How Much Weight Can A Toy Hauler Carry? (Cargo Weight)
This depends entirely on the unit. A small travel trailer toy hauler may be limited to around 1,000 lbs, or enough to carry a motorcycle or two. A typical travel trailer will be in the 2,500 – 5,000 lb range while 5th wheels generally start at about 4,000 lbs and go up from there. How much a trailer can carry is usually limited by the axles and will be reflected in the GVWR (Gross Vehicle Weight) rating on the ID tag on the side of the unit.
The GVRW – the unloaded vehicle weight will tell you the overall load capacity. Keep in mind that capacity is for the whole trailer, not just what you put in the garage. So, if you fill the tanks with water, add batteries, solar panels, stock the kitchen, etc. you subtract all of that from the total cargo capacity. When looking at potential toy haulers there are some clues as to their weight capacity.
More axles usually means more capacity so a 3-axle trailer will usually be able to carry more weight than a single axle. Also, 5th wheels can usually carry more then travel trailers. Because the garage space is usually behind the axles, travel trailers are better suited for lighter toys. Extra weight behind the axles makes travel trailers less stable and more prone to sway while towing. 5th wheels and motor homes are much less susceptible to this issue.

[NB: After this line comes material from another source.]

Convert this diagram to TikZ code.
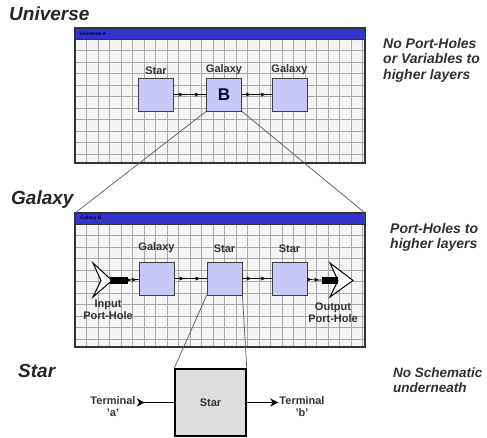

How Large Are The Garages In A Toy Hauler (Length, Wide & Height)
Toy hauler garages typically range in size from 6 feet to 14 feet long and they usually are the full width of the RV. There are some specialized units which can have longer garage spaces but those are generally limited to horse trailers, race car trailers or other special purpose units. Width and height can vary by model and manufacturer but 8’ wide and 7’ tall is what you can typically expect.
How Large Is The Living Space In A Toy Hauler?
That depends entirely on the model. Living space can range from a single person tent on some overland models to 30 feet of prime luxury space in a high end 5th wheel toy hauler. As a general rule, for most hard side toy haulers expect the main living space to be 8 – 12’ less than a non-toy hauler RV of the same length and style. The garage space in a lot of toy haulers can also be used as living space, in which case the space is the same as a standard RV of the same type.
Do Toy Haulers Have A Wall That Separates Garage From Living?
Some do and some don’t. The garage space is usually separated from the rest of the RV by a wall with a standard interior door to provide access. However, the garage space can also be used as living space in most cases. There are toy haulers that come with a garage space that is solely intended to be used as a garage.
However, most toy haulers will have the garage space setup for dual use. Of those, some will be designed as a garage you can sleep in and others will be a sleeping area that can double as a garage. The differences may be subtle but they will allow you to choose a toy hauler that will fit how you plan to use it best.
How Long Do Toy Haulers Last?
Like other RVs and most vehicles in general, toy haulers will last as long as you properly maintain them. Maintenance is key to longevity with particular attention to be paid preventing and addressing water intrusion issues.
Are Toy Haulers More Durable Than Other RVs?
A toy hauler is just a standard RV with a garage and other amenities for hauling and using toys. So, a toy hauler made by company X is essentially a standard RV from the same company with a garage and a ramp. There are companies that specialize in making more durable RVs and many of them offer toy hauler models.
For the most rugged units, look for an overland toy hauler like the Patriot Camper TH610, TH730 or TT730. While unconventional in appearance, these trailers offer a robust platform for offroad adventure that you won’t find in a standard toy hauler.
Is It Difficult To Keep A Toy Hauler Warm/Colder?
Climate control in a toy hauler is no more difficult than in other RVs. With that said, most RV’s are not designed for optimal climate efficiency. The thin wall construction limits the insulating values that can be obtained in these units so keeping them cool or warm is more difficult than a traditional bricks and mortar home.
If you plan to use your toy hauler in extreme environments (southern summer heat or northern winter cold) then look for a model that offers an extreme weather package, or what is known as a “4 season” toy hauler. Many manufactures offer this as an optional upgrade to their most popular models. Some high end builders like Luxe build their units specifically from the ground up to be more efficient in extreme climates.